According to Stephenson from the taskforce, the situation is complex, but obvious that the core of the problem lies in having too much milk for too few consumers. He thinks a lack of processing capacity is not the most important issue. If prices rise, extra processing capacity can easily be built. However, nobody wants to produce extra dairy products when there are no customers willing to buy it for a reasonable price. A surplus of milk is not only a problem for the US, addresses Stephenson. But the situation in the US is more difficult because of tensions around trade agreements and farm labour issues. On top of that, the market for liquid dairy products is deceasing and a number of dairy farmers is affected by a growing number of supermarkets that start processing dairy themselves. Earlier this year, supermarket chain Walmart started its own dairy plant in Fort Wayne, Indiana. Dean Foods ended supply contracts with more than 100 dairy farmers and decided to close down a dairy plant. There is a chance more supermarkets will start processing their own milk and that is bad news for the American dairy market. Due to decreased sales of liquid dairy there is already overcapacity.

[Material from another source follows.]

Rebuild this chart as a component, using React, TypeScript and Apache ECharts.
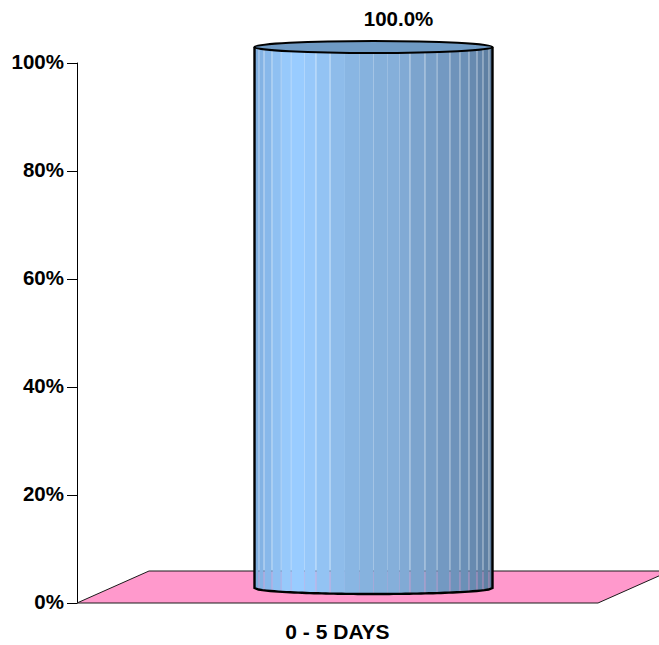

For Wisconsin the decreasing sales of liquid milk is less relevant. In this state, 85 to 90% of all milk ends up in cheese. But indirectly, the trends on the milk market have of course impact on this state. This is why the taskforce calls the shift in milk production and the changed regional value of milk important points to consider. It is difficult to forecast how the situation in Wisconsin and in the US will evolve. Clearly, large farms will produce better and more efficiently. A good year with good prices enables these farms to invest immediately. It remains unclear what will happen with these farms in times of crisis. The milk price has been relatively low for more than three years now, but has still not reached the drastically low level of 2009. How long will the big dairy companies survive with low price levels like this? It is clear however, that the current situation is particularly rough for some of the relatively small dairy farms.